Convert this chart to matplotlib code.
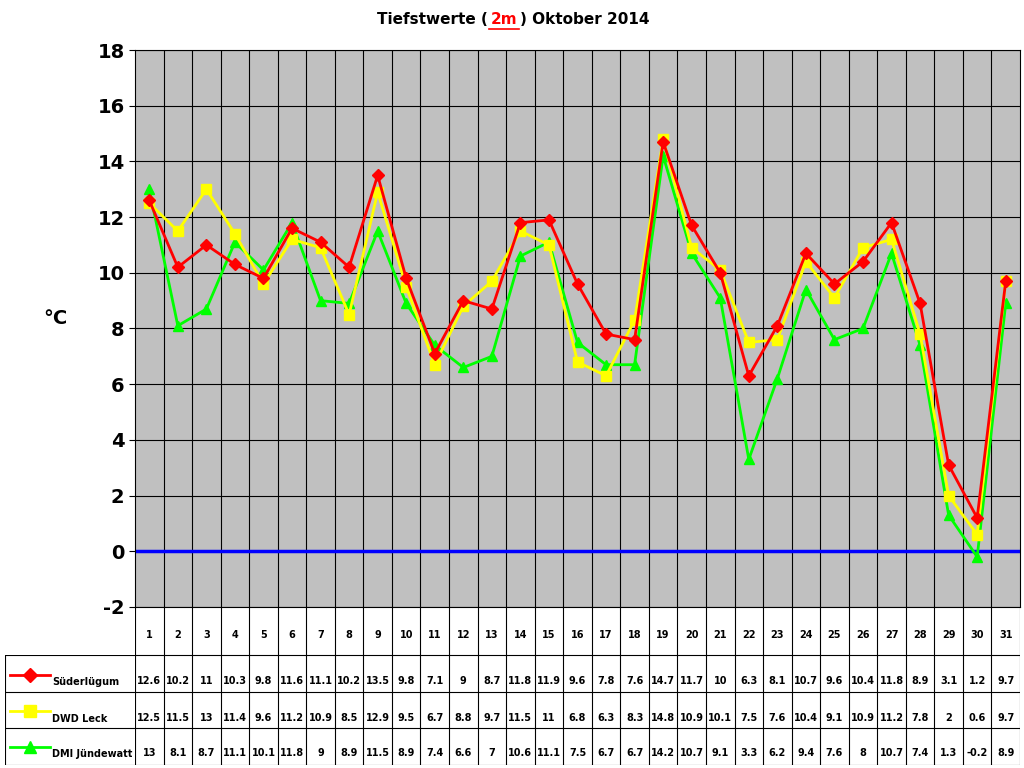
import matplotlib
matplotlib.use("Agg")
import matplotlib.pyplot as plt
import numpy as np

plt.rcParams["axes.unicode_minus"] = False

days = list(range(1, 32))
suederluegum = [12.6,10.2,11,10.3,9.8,11.6,11.1,10.2,13.5,9.8,7.1,9,8.7,11.8,11.9,9.6,7.8,7.6,14.7,11.7,10,6.3,8.1,10.7,9.6,10.4,11.8,8.9,3.1,1.2,9.7]
dwd_leck = [12.5,11.5,13,11.4,9.6,11.2,10.9,8.5,12.9,9.5,6.7,8.8,9.7,11.5,11,6.8,6.3,8.3,14.8,10.9,10.1,7.5,7.6,10.4,9.1,10.9,11.2,7.8,2,0.6,9.7]
dmi = [13,8.1,8.7,11.1,10.1,11.8,9,8.9,11.5,8.9,7.4,6.6,7,10.6,11.1,7.5,6.7,6.7,14.2,10.7,9.1,3.3,6.2,9.4,7.6,8,10.7,7.4,1.3,-0.2,8.9]
names = ["Süderlügum", "DWD Leck", "DMI Jündewatt"]
colors = ["#ff0000", "#ffff00", "#00ff00"]
markers = ["D", "s", "^"]
series = [suederluegum, dwd_leck, dmi]

W, H = 1024, 768
fig = plt.figure(figsize=(W/100, H/100), dpi=100)
ax = fig.add_axes([135/W, 1-607/H, 885/W, 557/H])
ax.set_facecolor("#c0c0c0")
ax.set_xlim(0.5, 31.5)
ax.set_ylim(-2, 18)
ax.set_yticks(range(-2, 19, 2))
ax.tick_params(axis="y", labelsize=14, length=4)
for t in ax.get_yticklabels():
    t.set_fontweight("bold")
ax.set_xticks([])
for y in range(-2, 19, 2):
    ax.axhline(y, color="black", lw=0.8, zorder=1)
for x in np.arange(1.5, 31.5, 1):
    ax.axvline(x, color="black", lw=0.8, zorder=1)
ax.axhline(0, color="#0000ff", lw=2.5, zorder=2)
for i in [2, 1, 0]:
    ax.plot(days, series[i], color=colors[i], marker=markers[i], lw=2,
            markersize=7 if i != 0 else 6, zorder=3 + (2 - i))
for s in ax.spines.values():
    s.set_color("black")
ax.set_ylabel("°C", rotation=0, fontsize=14, fontweight="bold", labelpad=30)

# title
ty = 1 - 20/H
fig.text(488/W, ty, "Tiefstwerte (", ha="right", va="center", fontsize=11, fontweight="bold")
fig.text(504/W, ty, "2m", ha="center", va="center", fontsize=11, fontweight="bold", color="red")
fig.text(520/W, ty, ") Oktober 2014", ha="left", va="center", fontsize=11, fontweight="bold")
fig.add_artist(plt.Line2D([489/W, 519/W], [1-29/H, 1-29/H], color="red", lw=1.2))

# table
tax = fig.add_axes([135/W, 1-765/H, 885/W, 158/H])
tax.set_xlim(0.5, 31.5)
tax.set_ylim(0, 158)
tax.axis("off")
for x in np.arange(0.5, 32, 1):
    tax.plot([x, x], [0, 158], color="black", lw=0.8)
for y in [0, 37, 73, 110]:
    tax.plot([0.5, 31.5], [y, y], color="black", lw=0.8)
for d in days:
    tax.text(d, 130, str(d), ha="center", va="center", fontsize=7, fontweight="bold")
for r, s in enumerate(series):
    ybase = [84, 47, 12][r]
    for d, v in zip(days, s):
        tax.text(d, ybase, f"{v:g}", ha="center", va="center", fontsize=7, fontweight="bold")

lax = fig.add_axes([5/W, 1-765/H, 130/W, 110/H])
lax.set_xlim(0, 130)
lax.set_ylim(0, 110)
lax.axis("off")
for y in [0, 37, 73, 110]:
    lax.plot([0, 130], [y, y], color="black", lw=0.8)
lax.plot([0, 0], [0, 110], color="black", lw=0.8)
for r in range(3):
    yc = [86, 50, 14][r]
    ybase = [84, 47, 12][r]
    lax.plot([5, 45], [yc+4, yc+4], color=colors[r], lw=2)
    lax.plot([25], [yc+4], marker=markers[r], color=colors[r], markersize=8 if r else 7)
    lax.text(47, ybase-1, names[r], va="center", ha="left", fontsize=7, fontweight="bold")

fig.savefig("out.png", dpi=100)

^^^^^^^^^^^^^^^^

:: Task ::
Quote in full the listing given above; the images are to be left out.

:: Result of the task ::
Convert this chart to matplotlib code.
import matplotlib
matplotlib.use("Agg")
import matplotlib.pyplot as plt
import numpy as np

plt.rcParams["axes.unicode_minus"] = False

days = list(range(1, 32))
suederluegum = [12.6,10.2,11,10.3,9.8,11.6,11.1,10.2,13.5,9.8,7.1,9,8.7,11.8,11.9,9.6,7.8,7.6,14.7,11.7,10,6.3,8.1,10.7,9.6,10.4,11.8,8.9,3.1,1.2,9.7]
dwd_leck = [12.5,11.5,13,11.4,9.6,11.2,10.9,8.5,12.9,9.5,6.7,8.8,9.7,11.5,11,6.8,6.3,8.3,14.8,10.9,10.1,7.5,7.6,10.4,9.1,10.9,11.2,7.8,2,0.6,9.7]
dmi = [13,8.1,8.7,11.1,10.1,11.8,9,8.9,11.5,8.9,7.4,6.6,7,10.6,11.1,7.5,6.7,6.7,14.2,10.7,9.1,3.3,6.2,9.4,7.6,8,10.7,7.4,1.3,-0.2,8.9]
names = ["Süderlügum", "DWD Leck", "DMI Jündewatt"]
colors = ["#ff0000", "#ffff00", "#00ff00"]
markers = ["D", "s", "^"]
series = [suederluegum, dwd_leck, dmi]

W, H = 1024, 768
fig = plt.figure(figsize=(W/100, H/100), dpi=100)
ax = fig.add_axes([135/W, 1-607/H, 885/W, 557/H])
ax.set_facecolor("#c0c0c0")
ax.set_xlim(0.5, 31.5)
ax.set_ylim(-2, 18)
ax.set_yticks(range(-2, 19, 2))
ax.tick_params(axis="y", labelsize=14, length=4)
for t in ax.get_yticklabels():
    t.set_fontweight("bold")
ax.set_xticks([])
for y in range(-2, 19, 2):
    ax.axhline(y, color="black", lw=0.8, zorder=1)
for x in np.arange(1.5, 31.5, 1):
    ax.axvline(x, color="black", lw=0.8, zorder=1)
ax.axhline(0, color="#0000ff", lw=2.5, zorder=2)
for i in [2, 1, 0]:
    ax.plot(days, series[i], color=colors[i], marker=markers[i], lw=2,
            markersize=7 if i != 0 else 6, zorder=3 + (2 - i))
for s in ax.spines.values():
    s.set_color("black")
ax.set_ylabel("°C", rotation=0, fontsize=14, fontweight="bold", labelpad=30)

# title
ty = 1 - 20/H
fig.text(488/W, ty, "Tiefstwerte (", ha="right", va="center", fontsize=11, fontweight="bold")
fig.text(504/W, ty, "2m", ha="center", va="center", fontsize=11, fontweight="bold", color="red")
fig.text(520/W, ty, ") Oktober 2014", ha="left", va="center", fontsize=11, fontweight="bold")
fig.add_artist(plt.Line2D([489/W, 519/W], [1-29/H, 1-29/H], color="red", lw=1.2))

# table
tax = fig.add_axes([135/W, 1-765/H, 885/W, 158/H])
tax.set_xlim(0.5, 31.5)
tax.set_ylim(0, 158)
tax.axis("off")
for x in np.arange(0.5, 32, 1):
    tax.plot([x, x], [0, 158], color="black", lw=0.8)
for y in [0, 37, 73, 110]:
    tax.plot([0.5, 31.5], [y, y], color="black", lw=0.8)
for d in days:
    tax.text(d, 130, str(d), ha="center", va="center", fontsize=7, fontweight="bold")
for r, s in enumerate(series):
    ybase = [84, 47, 12][r]
    for d, v in zip(days, s):
        tax.text(d, ybase, f"{v:g}", ha="center", va="center", fontsize=7, fontweight="bold")

lax = fig.add_axes([5/W, 1-765/H, 130/W, 110/H])
lax.set_xlim(0, 130)
lax.set_ylim(0, 110)
lax.axis("off")
for y in [0, 37, 73, 110]:
    lax.plot([0, 130], [y, y], color="black", lw=0.8)
lax.plot([0, 0], [0, 110], color="black", lw=0.8)
for r in range(3):
    yc = [86, 50, 14][r]
    ybase = [84, 47, 12][r]
    lax.plot([5, 45], [yc+4, yc+4], color=colors[r], lw=2)
    lax.plot([25], [yc+4], marker=markers[r], color=colors[r], markersize=8 if r else 7)
    lax.text(47, ybase-1, names[r], va="center", ha="left", fontsize=7, fontweight="bold")

fig.savefig("out.png", dpi=100)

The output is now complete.